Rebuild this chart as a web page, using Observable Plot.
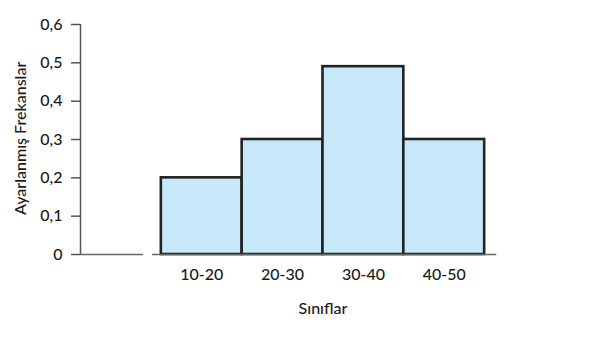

==

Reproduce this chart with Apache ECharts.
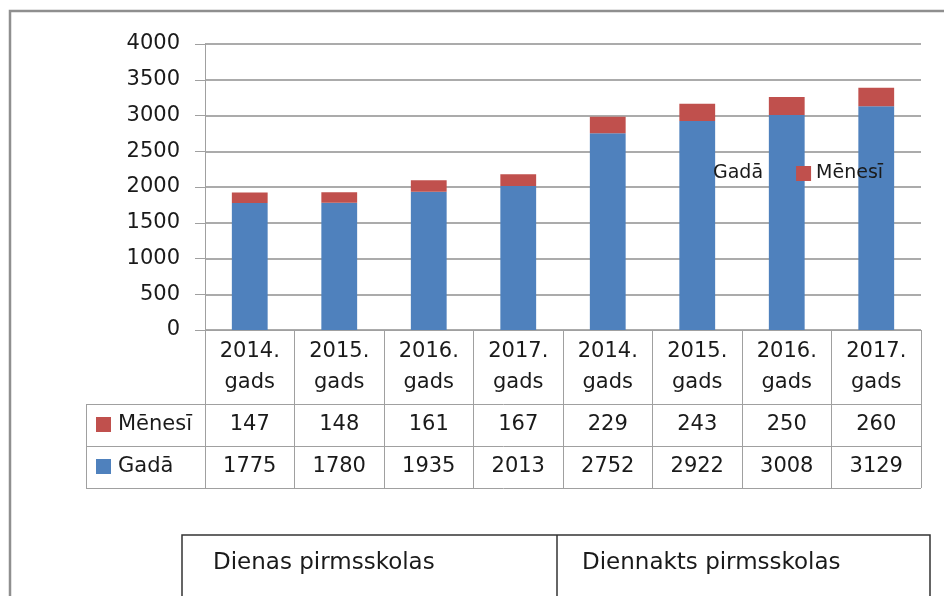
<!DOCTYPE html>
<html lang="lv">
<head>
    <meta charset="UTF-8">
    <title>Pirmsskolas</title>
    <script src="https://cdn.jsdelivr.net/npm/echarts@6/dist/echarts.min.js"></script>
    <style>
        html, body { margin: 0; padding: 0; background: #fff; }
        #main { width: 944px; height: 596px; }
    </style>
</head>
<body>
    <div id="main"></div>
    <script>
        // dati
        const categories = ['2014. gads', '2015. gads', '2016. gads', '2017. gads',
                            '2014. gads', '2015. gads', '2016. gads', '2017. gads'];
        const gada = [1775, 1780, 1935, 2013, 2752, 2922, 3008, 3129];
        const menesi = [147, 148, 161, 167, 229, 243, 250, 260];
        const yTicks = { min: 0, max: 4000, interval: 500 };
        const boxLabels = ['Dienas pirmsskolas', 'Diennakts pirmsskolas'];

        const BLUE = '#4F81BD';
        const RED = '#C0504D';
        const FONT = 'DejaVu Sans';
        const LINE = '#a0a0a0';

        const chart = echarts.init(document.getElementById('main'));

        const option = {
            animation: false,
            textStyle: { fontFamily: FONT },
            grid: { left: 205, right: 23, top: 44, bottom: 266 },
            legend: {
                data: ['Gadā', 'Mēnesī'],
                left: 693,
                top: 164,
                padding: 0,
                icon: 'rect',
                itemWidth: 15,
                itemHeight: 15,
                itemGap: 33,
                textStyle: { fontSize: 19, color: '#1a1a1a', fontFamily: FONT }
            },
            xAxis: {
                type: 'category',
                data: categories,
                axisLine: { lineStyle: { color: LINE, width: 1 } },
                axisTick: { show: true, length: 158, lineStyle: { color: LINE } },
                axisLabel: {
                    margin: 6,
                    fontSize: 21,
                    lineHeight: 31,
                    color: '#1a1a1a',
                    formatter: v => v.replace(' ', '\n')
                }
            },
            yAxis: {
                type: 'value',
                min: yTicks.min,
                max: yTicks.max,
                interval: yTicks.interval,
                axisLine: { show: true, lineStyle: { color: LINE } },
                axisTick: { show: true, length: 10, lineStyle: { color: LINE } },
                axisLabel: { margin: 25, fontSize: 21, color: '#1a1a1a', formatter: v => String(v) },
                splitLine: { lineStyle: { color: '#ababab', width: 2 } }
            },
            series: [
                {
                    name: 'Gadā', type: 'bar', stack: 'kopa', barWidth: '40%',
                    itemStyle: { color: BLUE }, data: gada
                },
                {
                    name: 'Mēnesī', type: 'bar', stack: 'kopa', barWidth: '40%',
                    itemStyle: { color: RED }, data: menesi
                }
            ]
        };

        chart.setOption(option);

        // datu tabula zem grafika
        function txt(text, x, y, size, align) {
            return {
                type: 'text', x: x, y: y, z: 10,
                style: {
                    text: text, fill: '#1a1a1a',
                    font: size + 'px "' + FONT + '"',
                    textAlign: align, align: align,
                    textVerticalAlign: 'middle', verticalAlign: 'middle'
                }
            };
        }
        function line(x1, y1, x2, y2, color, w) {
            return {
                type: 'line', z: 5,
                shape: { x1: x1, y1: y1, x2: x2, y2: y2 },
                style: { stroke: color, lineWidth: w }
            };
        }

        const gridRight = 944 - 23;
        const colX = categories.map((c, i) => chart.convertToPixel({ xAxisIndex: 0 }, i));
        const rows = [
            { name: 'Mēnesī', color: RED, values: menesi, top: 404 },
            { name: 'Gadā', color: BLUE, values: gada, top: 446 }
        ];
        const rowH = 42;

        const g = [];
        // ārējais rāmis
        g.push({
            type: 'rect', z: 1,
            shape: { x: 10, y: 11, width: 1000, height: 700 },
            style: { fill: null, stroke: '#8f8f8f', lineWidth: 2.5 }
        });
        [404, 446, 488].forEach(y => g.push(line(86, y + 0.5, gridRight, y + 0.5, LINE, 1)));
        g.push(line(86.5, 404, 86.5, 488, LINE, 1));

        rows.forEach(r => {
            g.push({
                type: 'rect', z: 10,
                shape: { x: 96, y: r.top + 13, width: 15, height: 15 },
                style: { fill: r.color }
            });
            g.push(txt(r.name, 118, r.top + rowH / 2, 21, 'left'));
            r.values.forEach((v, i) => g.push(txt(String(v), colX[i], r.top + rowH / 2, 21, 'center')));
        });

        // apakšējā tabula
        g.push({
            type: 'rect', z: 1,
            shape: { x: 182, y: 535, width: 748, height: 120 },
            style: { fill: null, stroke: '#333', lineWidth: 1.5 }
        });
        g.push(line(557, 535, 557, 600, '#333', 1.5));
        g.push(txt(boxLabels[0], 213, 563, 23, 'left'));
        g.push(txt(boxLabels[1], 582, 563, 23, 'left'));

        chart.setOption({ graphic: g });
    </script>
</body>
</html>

* * *

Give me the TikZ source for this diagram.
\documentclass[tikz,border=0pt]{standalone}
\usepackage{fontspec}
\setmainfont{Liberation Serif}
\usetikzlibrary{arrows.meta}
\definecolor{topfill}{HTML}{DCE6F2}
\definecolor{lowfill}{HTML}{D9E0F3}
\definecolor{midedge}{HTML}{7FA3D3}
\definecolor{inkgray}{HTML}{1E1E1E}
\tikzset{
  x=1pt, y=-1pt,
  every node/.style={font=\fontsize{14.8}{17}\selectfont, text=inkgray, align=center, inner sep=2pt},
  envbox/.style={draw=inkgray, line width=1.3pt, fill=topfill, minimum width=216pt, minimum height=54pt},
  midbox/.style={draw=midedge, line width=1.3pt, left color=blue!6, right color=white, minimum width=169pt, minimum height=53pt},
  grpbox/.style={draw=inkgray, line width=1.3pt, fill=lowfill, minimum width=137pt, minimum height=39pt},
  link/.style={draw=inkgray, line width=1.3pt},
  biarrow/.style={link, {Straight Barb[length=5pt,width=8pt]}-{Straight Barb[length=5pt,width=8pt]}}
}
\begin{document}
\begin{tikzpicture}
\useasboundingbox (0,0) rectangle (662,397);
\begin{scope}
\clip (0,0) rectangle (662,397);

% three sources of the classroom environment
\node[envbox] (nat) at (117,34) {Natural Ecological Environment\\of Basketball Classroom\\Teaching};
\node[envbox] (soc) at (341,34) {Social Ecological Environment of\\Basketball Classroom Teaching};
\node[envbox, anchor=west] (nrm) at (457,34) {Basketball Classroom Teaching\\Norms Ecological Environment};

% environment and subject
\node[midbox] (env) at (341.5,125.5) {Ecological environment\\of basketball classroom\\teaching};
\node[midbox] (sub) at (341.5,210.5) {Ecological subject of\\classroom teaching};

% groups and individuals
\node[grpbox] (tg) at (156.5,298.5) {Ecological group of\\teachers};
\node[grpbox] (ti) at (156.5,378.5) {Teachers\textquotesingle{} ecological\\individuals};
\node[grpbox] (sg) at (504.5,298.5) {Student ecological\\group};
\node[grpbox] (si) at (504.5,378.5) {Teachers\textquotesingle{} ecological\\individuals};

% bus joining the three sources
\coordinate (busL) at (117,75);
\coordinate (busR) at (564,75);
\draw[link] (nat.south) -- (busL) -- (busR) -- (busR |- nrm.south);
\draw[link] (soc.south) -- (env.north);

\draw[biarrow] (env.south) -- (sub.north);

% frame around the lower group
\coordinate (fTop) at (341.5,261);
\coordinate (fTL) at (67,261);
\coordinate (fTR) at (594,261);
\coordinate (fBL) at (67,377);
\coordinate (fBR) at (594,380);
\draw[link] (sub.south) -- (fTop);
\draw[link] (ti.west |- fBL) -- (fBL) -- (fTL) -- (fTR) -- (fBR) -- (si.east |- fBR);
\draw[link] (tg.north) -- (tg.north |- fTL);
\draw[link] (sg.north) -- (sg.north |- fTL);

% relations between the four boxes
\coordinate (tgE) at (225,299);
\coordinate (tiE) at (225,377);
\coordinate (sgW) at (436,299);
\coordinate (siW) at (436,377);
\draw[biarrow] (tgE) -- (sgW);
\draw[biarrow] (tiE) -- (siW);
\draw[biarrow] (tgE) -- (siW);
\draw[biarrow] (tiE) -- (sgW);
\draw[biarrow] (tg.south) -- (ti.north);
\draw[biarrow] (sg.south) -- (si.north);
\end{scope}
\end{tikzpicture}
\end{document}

# WHAT THE EXERCISE ASKS
Say how many lines above contain the string "this". Answer with the number only.

# RESULT OF THE TASK
3